A group of deaf artists in Saskatchewan is putting on a new play that they hope will help them bridge the gap with people who can hear.

Shayla Tanner is one of the actors in “Apple Time,” which is being mounted this week by the Deaf Crows Collective at Regina’s Globe Theatre.

Tanner told CTV Regina that she knew nothing about deaf culture until she moved to the city from a First Nation reserve for high school.

“My family, they’re all hearing and I’m the only deaf one,” she said through an interpreter. “I’m alone.”

It’s an isolating experience communicated through her role in the play.

“I’m a wolf and my family are eagles and they fly and soar and chat, but me, as a wolf, I don’t understand, I don’t have that connection,” she explained.

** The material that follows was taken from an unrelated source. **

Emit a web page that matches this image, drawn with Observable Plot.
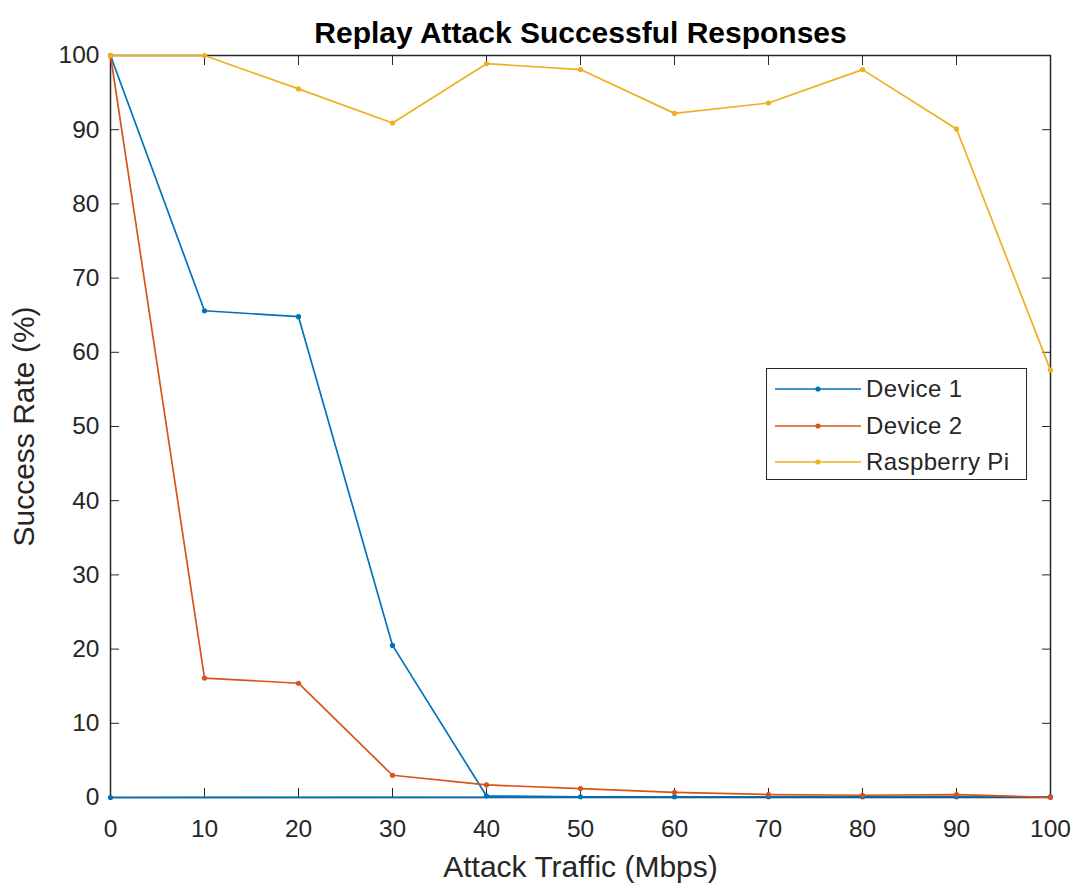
<!DOCTYPE html>
<html>
<head>
<meta charset="utf-8">
<script src="https://cdn.jsdelivr.net/npm/d3@7"></script>
<script src="https://cdn.jsdelivr.net/npm/@observablehq/plot@0.6"></script>
<style>
  html, body { margin: 0; padding: 0; background: #fff; }
  #wrap { position: relative; width: 1074px; height: 886px; font-family: "Liberation Sans", Arial, sans-serif; }
  #legend { position: absolute; left: 766px; top: 368px; width: 261px; height: 112px; border: 1.5px solid #262626; background: #fff; box-sizing: border-box; padding-top: 2px; }
  .item { display: flex; align-items: center; height: 36.5px; font-size: 24px; letter-spacing: 0.4px; color: #262626; }
  .item svg { margin-left: 7px; margin-right: 4px; }
</style>
</head>
<body>
<div id="wrap"><div id="chart"></div><div id="legend"></div></div>
<script>
const traffic = [0, 10, 20, 30, 40, 50, 60, 70, 80, 90, 100];
const device1 = [100, 65.6, 64.8, 20.5, 0.2, 0.1, 0.1, 0.1, 0.1, 0.1, 0.1];
const device2 = [100, 16.1, 15.4, 3.0, 1.7, 1.2, 0.7, 0.4, 0.3, 0.4, 0];
const raspberry = [100, 100, 95.5, 90.9, 98.9, 98.1, 92.2, 93.6, 98.1, 90.1, 57.6];
// Device 1 trace returns along the baseline to the origin
const device1ReturnX = [0];
const device1ReturnY = [0];
const seriesNames = ["Device 1", "Device 2", "Raspberry Pi"];
const seriesColors = ["#0072BD", "#D95319", "#EDB120"];
const xTicks = [0, 10, 20, 30, 40, 50, 60, 70, 80, 90, 100];
const yTicks = [0, 10, 20, 30, 40, 50, 60, 70, 80, 90, 100];

const build = (name, xs, ys) => xs.map((x, i) => ({series: name, x, y: ys[i]}));
const d1 = build("Device 1", traffic, device1).concat(build("Device 1", device1ReturnX, device1ReturnY));
const d2 = build("Device 2", traffic, device2);
const d3s = build("Raspberry Pi", traffic, raspberry);
const ordered = d1.concat(d2, d3s);

const axisColor = "#262626";
const chart = Plot.plot({
  width: 1074,
  height: 886,
  marginLeft: 110,
  marginRight: 24,
  marginTop: 55,
  marginBottom: 89,
  style: {fontFamily: "'Liberation Sans', Arial, sans-serif", background: "#fff", color: axisColor},
  x: {domain: [0, 100]},
  y: {domain: [0, 100]},
  color: {domain: seriesNames, range: seriesColors},
  marks: [
    Plot.axisX({ticks: xTicks, tickSize: -9, tickPadding: 31, fontSize: 24.5, label: "Attack Traffic (Mbps)", labelAnchor: "center", labelArrow: "none", labelOffset: 79, stroke: axisColor, fill: axisColor}),
    Plot.axisX({anchor: "top", ticks: xTicks, tickSize: -9, tickFormat: () => "", label: null, stroke: axisColor}),
    Plot.axisY({ticks: yTicks, tickSize: -9, tickPadding: 20, fontSize: 24.5, label: "Success Rate (%)", labelAnchor: "center", labelArrow: "none", labelOffset: 98, stroke: axisColor, fill: axisColor}),
    Plot.axisY({anchor: "right", ticks: yTicks, tickSize: -9, tickFormat: () => "", label: null, stroke: axisColor}),
    Plot.frame({stroke: axisColor, strokeWidth: 1.5}),
    Plot.line(ordered, {x: "x", y: "y", z: "series", stroke: "series", strokeWidth: 1.7}),
    Plot.dot(ordered, {x: "x", y: "y", fill: "series", r: 2.6}),
    Plot.text(["Replay Attack Successful Responses"], {frameAnchor: "top", dy: -34, fontSize: 30, fontWeight: "bold", fill: "#000"})
  ]
});
chart.querySelectorAll("g[aria-label='x-axis label'] text, g[aria-label='y-axis label'] text").forEach(t => { t.setAttribute("font-size", 30); t.style.fontSize = "30px"; });
document.getElementById("chart").appendChild(chart);

const legend = document.getElementById("legend");
seriesNames.forEach((n, i) => {
  const div = document.createElement("div");
  div.className = "item";
  div.innerHTML = `<svg width="88" height="12"><line x1="1" x2="87" y1="6" y2="6" stroke="${seriesColors[i]}" stroke-width="1.6"/><circle cx="44" cy="6" r="2.6" fill="${seriesColors[i]}"/></svg><span>${n}</span>`;
  legend.appendChild(div);
});
</script>
</body>
</html>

The play is performed in American Sign Language but has captions in multiple languages so that it’s accessible to parents of deaf newcomers acting in the show.

Allard Thomas, an ASL Adviser and deaf elder, says that the play also helps deaf people improve their communication skills.

“In my experience, so many deaf are isolated and we need to get them together in a group so they can socialize and develop an understanding,” he said.

That’s especially important in Saskatchewan where there is no school for deaf children, he said.

Director Chrystene Ells said she hopes the play will help create more allies for deaf people “who could support the things that they need, for example deaf education.”